Por fin, Cixí empezó a pensar en escapar. Preguntó sobre medios de transporte y se enteró de que había 200 carruajes y caballos a la espera, pero que las tropas en retirada se habían adueñado de ellos, y ahora era imposible comprar ni alquilar otros porque todo el mundo estaba huyendo[754]. El hecho de que Cixí no hubiera tenido bien protegidos esos 200 salvavidas demuestra que la huida no se le había pasado por la cabeza. Al saber que se había quedado sin transporte, suspiró: «Entonces nos quedaremos». Y se quedó. Parece que estaba dispuesta a morir allí mismo, en la Ciudad Prohibida. Pero en el último minuto cambió de opinión. Al amanecer del 15 de agosto, mientras los aliados llamaban a las puertas de la Ciudad Prohibida, Cixí, a instancias de un príncipe, salió en un carro tirado por mulas que había llevado él de su casa[755].

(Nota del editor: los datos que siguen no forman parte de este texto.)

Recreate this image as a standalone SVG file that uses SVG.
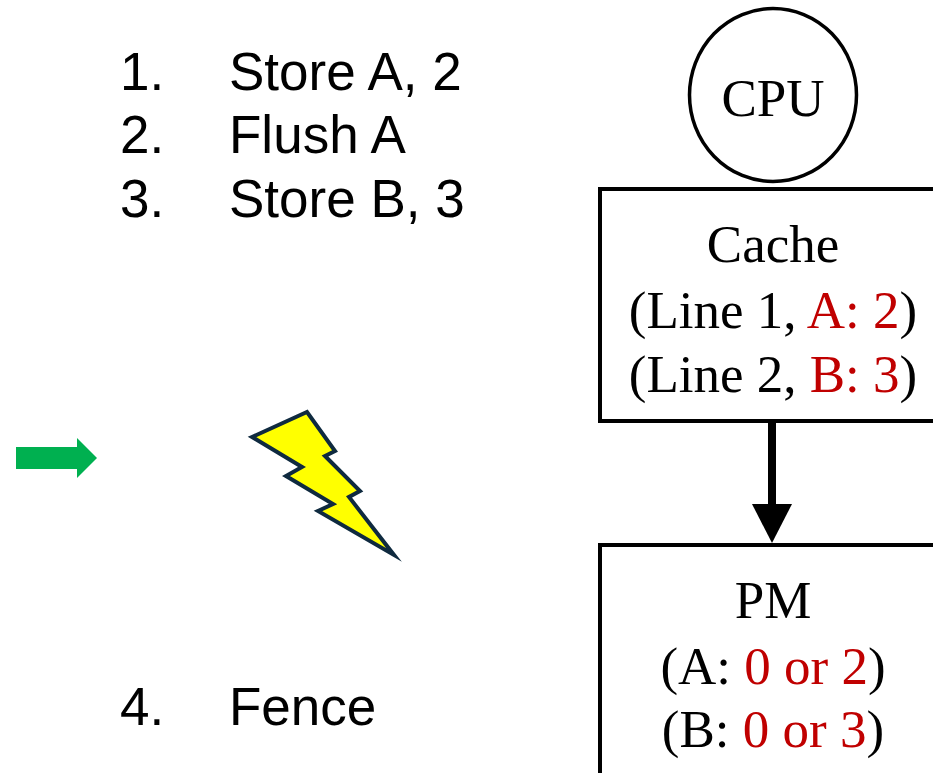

Como había muy pocos carros de mulas disponibles, la mayor parte de la corte tuvo que quedarse atrás. Cixí se llevó al emperador Guangxu, la emperatriz Longyu, el heredero, una docena de príncipes, princesas y nobles, y la concubina del emperador, Jade. La otra concubina, Perla, que vivía en arresto domiciliario desde hacía dos años, representaba un problema para Cixí. Con la escasez de medios de transporte, Cixí no quería hacerle hueco, pero tampoco quería abandonar a la concubina preferida y cómplice de Guangxu. Decidió usar su prerrogativa y ordenó a Perla que se suicidara. Perla se negó a obedecer y, arrodillada delante de la emperatriz viuda, le rogó que le perdonase la vida. Cixí tenía prisa y ordenó a los eunucos que la arrojasen a un pozo. Como nadie se ofreció a hacerlo, dio un grito furioso a un eunuco joven y fuerte, Cui, y le dijo que obedeciera su orden sin más tardar. Cui arrastró a Perla hasta el borde del pozo y la arrojó dentro, mientras la joven gritaba en vano pidiendo ayuda[756].